Scan the data below and pick out the lines containing the word "picture".

## start Source records

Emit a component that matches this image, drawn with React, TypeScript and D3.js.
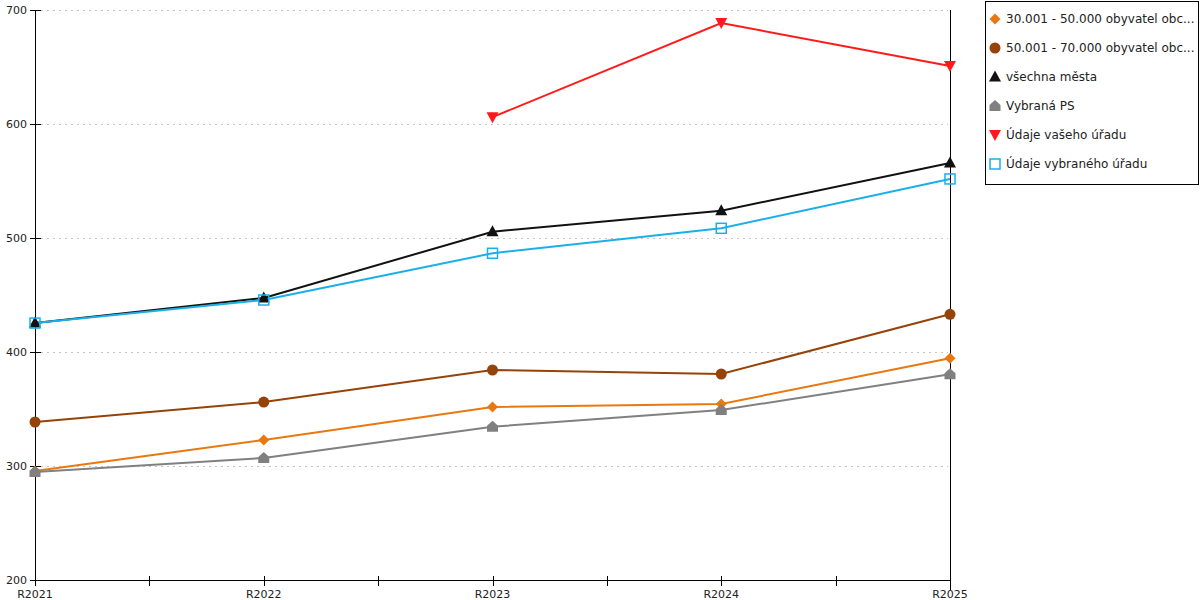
import * as d3 from 'd3';

const years = ['R2021', 'R2022', 'R2023', 'R2024', 'R2025'];
const yTicks = [200, 300, 400, 500, 600, 700];

const obce30 = [295.6, 322.8, 351.8, 354.4, 394.5];
const obce50 = [338.6, 356.1, 384.2, 380.7, 433.1];
const vsechnaMesta = [425.4, 447.4, 505.5, 524.0, 565.8];
const vybranaPS = [294.7, 307.0, 334.5, 349.1, 380.4];
const vasUrad = [null, null, 606.0, 688.6, 650.9];
const vybranyUrad = [425.4, 445.6, 486.6, 508.5, 551.8];

type Marker = 'diamond' | 'circle' | 'triangle' | 'house' | 'down' | 'square';

const series: { name: string; values: (number | null)[]; color: string; marker: Marker }[] = [
  { name: '30.001 - 50.000 obyvatel obc...', values: obce30, color: '#e8780f', marker: 'diamond' },
  { name: '50.001 - 70.000 obyvatel obc...', values: obce50, color: '#964309', marker: 'circle' },
  { name: 'všechna města', values: vsechnaMesta, color: '#111111', marker: 'triangle' },
  { name: 'Vybraná PS', values: vybranaPS, color: '#808080', marker: 'house' },
  { name: 'Údaje vašeho úřadu', values: vasUrad, color: '#ff1a1a', marker: 'down' },
  { name: 'Údaje vybraného úřadu', values: vybranyUrad, color: '#19b0ea', marker: 'square' },
];

const font = '"DejaVu Sans", Verdana, sans-serif';

function MarkerShape({ type, x, y, color }: { type: Marker; x: number; y: number; color: string }) {
  switch (type) {
    case 'diamond':
      return <path d={`M${x},${y - 5.5}L${x + 5.5},${y}L${x},${y + 5.5}L${x - 5.5},${y}Z`} fill={color} />;
    case 'circle':
      return <circle cx={x} cy={y} r={5.5} fill={color} />;
    case 'triangle':
      return <path d={`M${x},${y - 6.5}L${x + 6},${y + 4.5}L${x - 6},${y + 4.5}Z`} fill={color} />;
    case 'house':
      return (
        <path
          d={`M${x},${y - 6}L${x + 5.5},${y - 1}L${x + 5.5},${y + 5}L${x - 5.5},${y + 5}L${x - 5.5},${y - 1}Z`}
          fill={color}
        />
      );
    case 'down':
      return <path d={`M${x - 6},${y - 5}L${x + 6},${y - 5}L${x},${y + 6}Z`} fill={color} />;
    case 'square':
      return (
        <rect x={x - 5} y={y - 5} width={10} height={10} fill="none" stroke={color} strokeWidth={1.5} />
      );
  }
}

export default function App() {
  const width = 1200;
  const height = 600;
  const x = d3.scalePoint<string>().domain(years).range([35, 950]);
  const y = d3.scaleLinear().domain([200, 700]).range([580, 10]);
  const step = x.step();
  const px = (v: number) => Math.round(v) + 0.5;

  const line = d3
    .line<number | null>()
    .defined((d) => d != null)
    .x((_, i) => x(years[i]) ?? 0)
    .y((d) => y(d as number));

  const minorTicks = years.slice(0, -1).map((yr) => (x(yr) ?? 0) + step / 2);

  return (
    <svg
      width={width}
      height={height}
      style={{ position: 'absolute', left: 0, top: 0, fontFamily: font }}
    >
      <rect width={width} height={height} fill="white" />

      {/* grid */}
      {yTicks.slice(1).map((t) => (
        <line
          key={t}
          x1={41}
          x2={948}
          y1={px(y(t))}
          y2={px(y(t))}
          stroke="#c4c4c4"
          strokeDasharray="2,4"
        />
      ))}

      {/* axes */}
      <g stroke="black" shapeRendering="crispEdges">
        <line x1={px(35)} x2={px(35)} y1={y(700)} y2={y(200)} />
        <line x1={px(950)} x2={px(950)} y1={y(700)} y2={590} />
        <line x1={35} x2={950} y1={px(y(200))} y2={px(y(200))} />
        {yTicks.map((t) => (
          <line key={t} x1={30} x2={41} y1={px(y(t))} y2={px(y(t))} />
        ))}
        {years.map((yr) => (
          <line key={yr} x1={px(x(yr) ?? 0)} x2={px(x(yr) ?? 0)} y1={576} y2={586} />
        ))}
        {minorTicks.map((mx) => (
          <line key={mx} x1={px(mx)} x2={px(mx)} y1={576} y2={586} />
        ))}
      </g>
      {yTicks.map((t) => (
        <text key={t} x={27} y={y(t)} dy="0.35em" textAnchor="end" fontSize={11} fill="#222">
          {t}
        </text>
      ))}
      {years.map((yr) => (
        <text key={yr} x={x(yr)} y={598} textAnchor="middle" fontSize={11} fill="#222">
          {yr}
        </text>
      ))}

      {/* series */}
      {series.map((s) => (
        <path key={s.name} d={line(s.values) ?? ''} fill="none" stroke={s.color} strokeWidth={2} />
      ))}
      {series.map((s) =>
        s.values.map((v, i) =>
          v == null ? null : (
            <MarkerShape key={s.name + i} type={s.marker} x={x(years[i]) ?? 0} y={y(v)} color={s.color} />
          )
        )
      )}

      {/* legend */}
      <rect x={985.5} y={1.5} width={213} height={183} fill="white" stroke="black" shapeRendering="crispEdges" />
      {series.map((s, i) => {
        const ly = 19 + i * 29;
        return (
          <g key={s.name}>
            <MarkerShape type={s.marker} x={995} y={ly} color={s.color} />
            <text x={1006} y={ly} dy="0.35em" fontSize={12} fill="#222">
              {s.name}
            </text>
          </g>
        );
      })}
    </svg>
  );
}
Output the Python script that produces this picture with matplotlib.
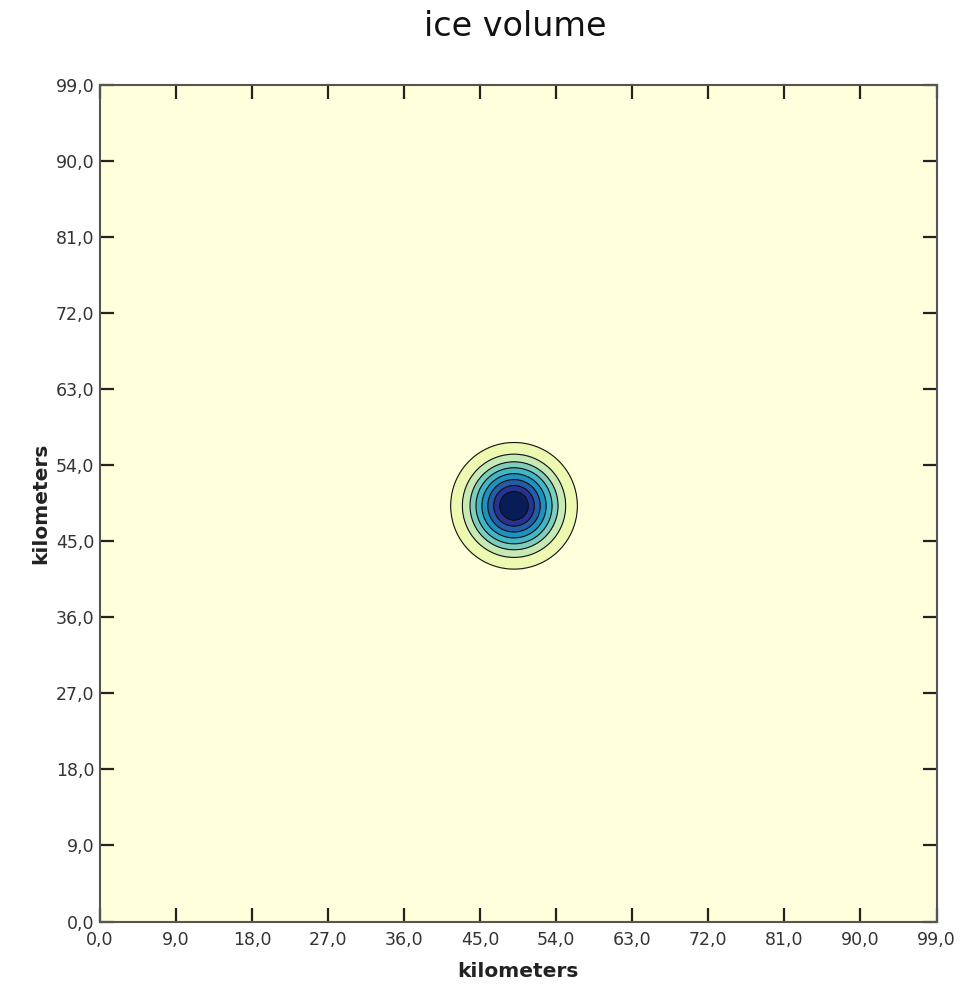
#!/usr/bin/env python3
# -*- coding: utf-8 -*-
"""
ice volume map - single dome on a 99 x 99 km grid
"""

import numpy as np
import matplotlib
matplotlib.use('Agg')
import matplotlib.pyplot as plt
from matplotlib.ticker import FuncFormatter

#%% Data
# dome centre (km)
centre_x = 49.0
centre_y = 49.2
# radial profile of the dome: distance from centre (km) vs ice volume (level units)
profile_r = [0.0, 1.7, 2.4, 3.1, 3.8, 4.5, 5.2, 6.1, 7.5, 8.5, 200.0]
profile_v = [9.5, 8.0, 7.0, 6.0, 5.0, 4.0, 3.0, 2.0, 1.0, 0.0, 0.0]
levels = [0, 1, 2, 3, 4, 5, 6, 7, 8, 10]
band_colors = ['#ffffdc', '#edf8b1', '#c7e9b4', '#7fcdbb', '#41b6c4',
               '#1d91c0', '#225ea8', '#253494', '#081d58']
ticks = [0, 9, 18, 27, 36, 45, 54, 63, 72, 81, 90, 99]

#%% Build the field on the grid
xs = np.linspace(0, 99, 793)
ys = np.linspace(0, 99, 793)
X, Y = np.meshgrid(xs, ys)
dist = np.hypot(X - centre_x, Y - centre_y)
vol = np.interp(dist, profile_r, profile_v)

#%% Plot
fig = plt.figure(figsize=(9.64, 9.84), dpi=100)
ax = fig.add_axes([0.1037, 0.0635, 0.8678, 0.8501])
ax.contourf(X, Y, vol, levels=levels, colors=band_colors)
ax.contour(X, Y, vol, levels=levels[1:-1], colors='#111111', linewidths=0.8)

ax.set_xlim(0, 99)
ax.set_ylim(0, 99)
ax.set_xticks(ticks)
ax.set_yticks(ticks)
fmt = FuncFormatter(lambda v, p: f'{v:.1f}'.replace('.', ','))
ax.xaxis.set_major_formatter(fmt)
ax.yaxis.set_major_formatter(fmt)
ax.tick_params(direction='in', length=10, width=1.6, color='#222222',
               top=True, right=True, labelsize=12.5, labelcolor='#333333')
ax.tick_params(axis='x', pad=7)
ax.tick_params(axis='y', pad=4)
for sp in ax.spines.values():
    sp.set_color('#555555')
    sp.set_linewidth(1.5)

ax.set_xlabel('kilometers', fontsize=14.5, fontweight='bold', color='#222222', labelpad=9)
ax.set_ylabel('kilometers', fontsize=14.5, fontweight='bold', color='#222222', labelpad=4)
fig.text(0.535, 0.973, 'ice volume', ha='center', va='center', fontsize=24, color='#111111')

plt.savefig('out.png', dpi=100)
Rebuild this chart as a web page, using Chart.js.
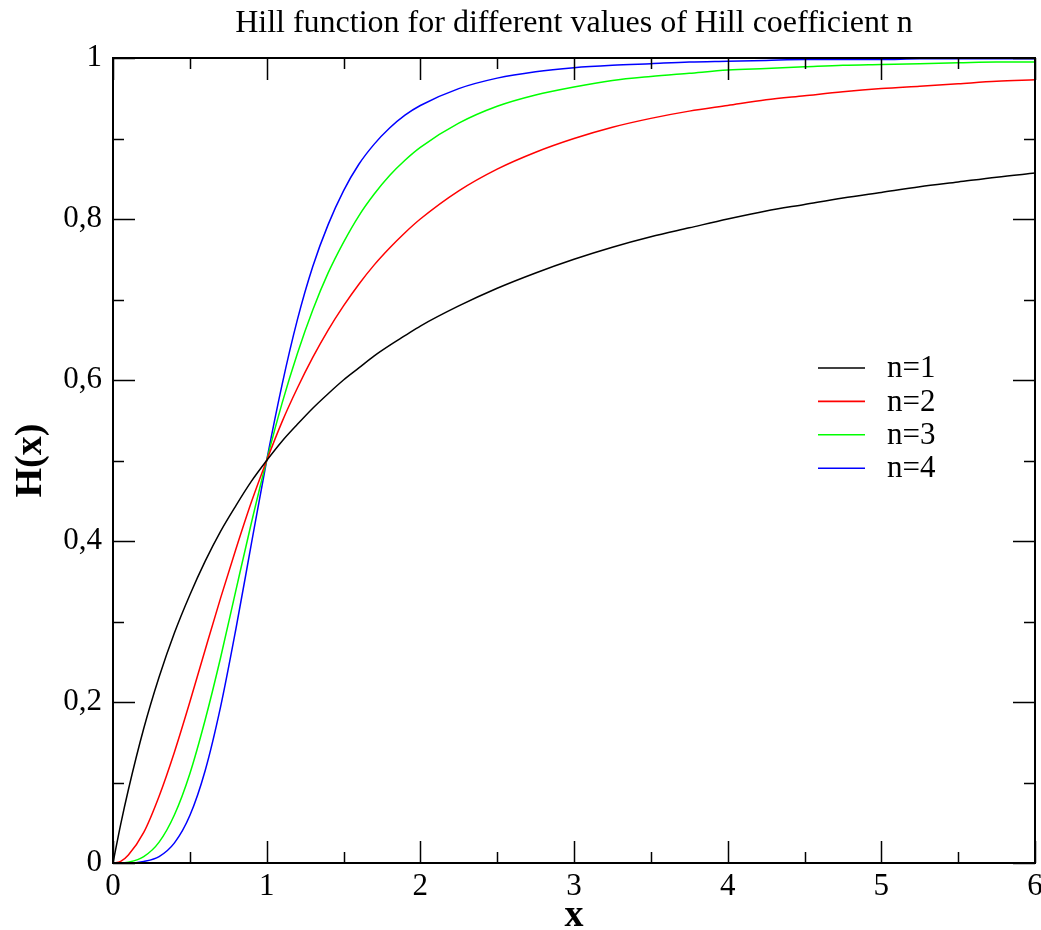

## end Source records

Correct answer:
Output the Python script that produces this picture with matplotlib.

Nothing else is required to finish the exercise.